Cardoso aponta como fator para essa tendência, especialmente na Euroapa e nos EUA, a estratégia política de criar um inimigo externo, que nesse caso seria o "outro", "o estrangeiro", com o objetivo de "criar coesão nacional, comumente em torno de uma liderança do tipo autoritária-carismática". Essa estratégia foi construída diante da reconfiguração do poder mundial das últimas décadas, que resultaram em perda relativa de poder da Europa e dos EUA e ascensão da China.
"[...] protecionismo, racismo, ódio ao estrangeiro têm sido as respostas de lideranças políticas e sociais das nações que se sentem ameaçadas pelo 'outro', especialmente pelo Sul Global, que clama por justiça social depois de séculos de colonialismo e imperialismo."
Ele acrescenta que o assassinato de Jean Charles de Menezes revelou, além do racismo estrutural da polícia britânica, as brechas para fraudes processuais e a desigualdade de meios entre o cidadão comum, ainda mais o estrangeiro, e o Estado e suas instituições, e destaca a importância da solidariedade que o caso despertou entre ativistas, jornalistas, organizações da sociedade civil britânica e de outras nações.

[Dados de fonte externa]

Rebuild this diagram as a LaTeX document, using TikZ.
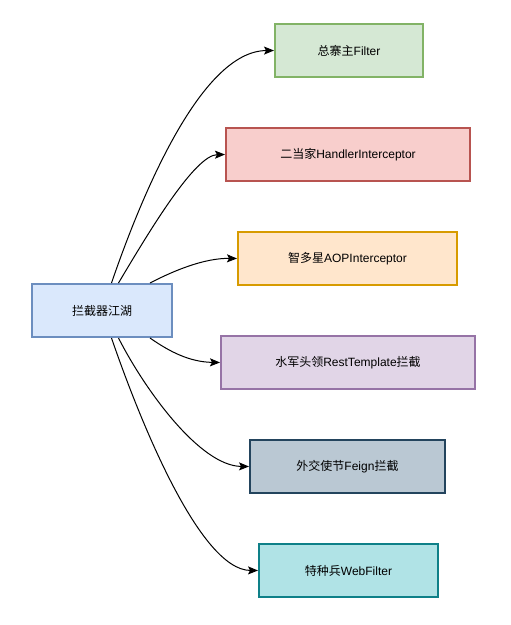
\documentclass[tikz,border=0pt]{standalone}
\usepackage{fontspec}
\setmainfont{Liberation Sans}
\newfontfamily\cjk{Noto Sans CJK SC}
\usetikzlibrary{arrows.meta}
\definecolor{bluef}{HTML}{DAE8FC}\definecolor{blued}{HTML}{6C8EBF}
\definecolor{greenf}{HTML}{D5E8D4}\definecolor{greend}{HTML}{82B366}
\definecolor{redf}{HTML}{F8CECC}\definecolor{redd}{HTML}{B85450}
\definecolor{orangef}{HTML}{FFE6CC}\definecolor{oranged}{HTML}{D79B00}
\definecolor{purplef}{HTML}{E1D5E7}\definecolor{purpled}{HTML}{9673A6}
\definecolor{slatef}{HTML}{BAC8D3}\definecolor{slated}{HTML}{23445D}
\definecolor{tealf}{HTML}{B0E3E6}\definecolor{teald}{HTML}{0E8088}
\begin{document}
\begin{tikzpicture}[x=1pt,y=-1pt,
  box/.style={draw, line width=2pt, minimum height=53pt, inner sep=0pt, font=\fontsize{12}{14}\selectfont},
  conn/.style={line width=1pt, -{Stealth[length=10pt,width=8pt,inset=2pt]}}]
\useasboundingbox (0,0) rectangle (511,625);
\node[box, fill=bluef, draw=blued, minimum width=140pt] (c) at (102,310.5) {{\cjk 拦截器江湖}};
\node[box, fill=greenf, draw=greend, minimum width=148pt] (f) at (349,50.5) {{\cjk 总寨主}Filter};
\node[box, fill=redf, draw=redd, minimum width=244pt] (h) at (348,154.5) {{\cjk 二当家}HandlerInterceptor};
\node[box, fill=orangef, draw=oranged, minimum width=219pt] (a) at (347.5,258.5) {{\cjk 智多星}AOPInterceptor};
\node[box, fill=purplef, draw=purpled, minimum width=254pt] (r) at (348,362.5) {{\cjk 水军头领}RestTemplate{\cjk 拦截}};
\node[box, fill=slatef, draw=slated, minimum width=195pt] (g) at (347.5,466.5) {{\cjk 外交使节}Feign{\cjk 拦截}};
\node[box, fill=tealf, draw=teald, minimum width=179pt] (w) at (348.5,570.5) {{\cjk 特种兵}WebFilter};
\coordinate (t1) at ([xshift=80.5pt]c.north west);
\coordinate (t2) at ([xshift=87.5pt]c.north west);
\coordinate (t3) at ([xshift=119pt]c.north west);
\coordinate (b1) at ([xshift=80.5pt]c.south west);
\coordinate (b2) at ([xshift=87.5pt]c.south west);
\coordinate (b3) at ([xshift=119pt]c.south west);
\draw[conn] (t1) .. controls (140,200) and (200,51) .. (f.west);
\draw[conn] (t2) .. controls (150,230) and (195,155) .. (h.west);
\draw[conn] (t3) .. controls (175,270) and (205,258) .. (a.west);
\draw[conn] (b3) .. controls (170,352) and (190,362) .. (r.west);
\draw[conn] (b2) .. controls (145,390) and (200,466) .. (g.west);
\draw[conn] (b1) .. controls (140,421) and (200,570) .. (w.west);
\end{tikzpicture}
\end{document}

"É somente com a articulação e o fortalecimento da sociedade civil que os erros e abusos do poder estatal podem ser corrigidos e ou evitados. Na estação Stockwell, em Londres, foi instalado um mural em memória de Jean Charles de Menezes que pode ser sentido como um memorial ao imigrante, em prol das lutas por direitos, respeito e dignidade da pessoa humana."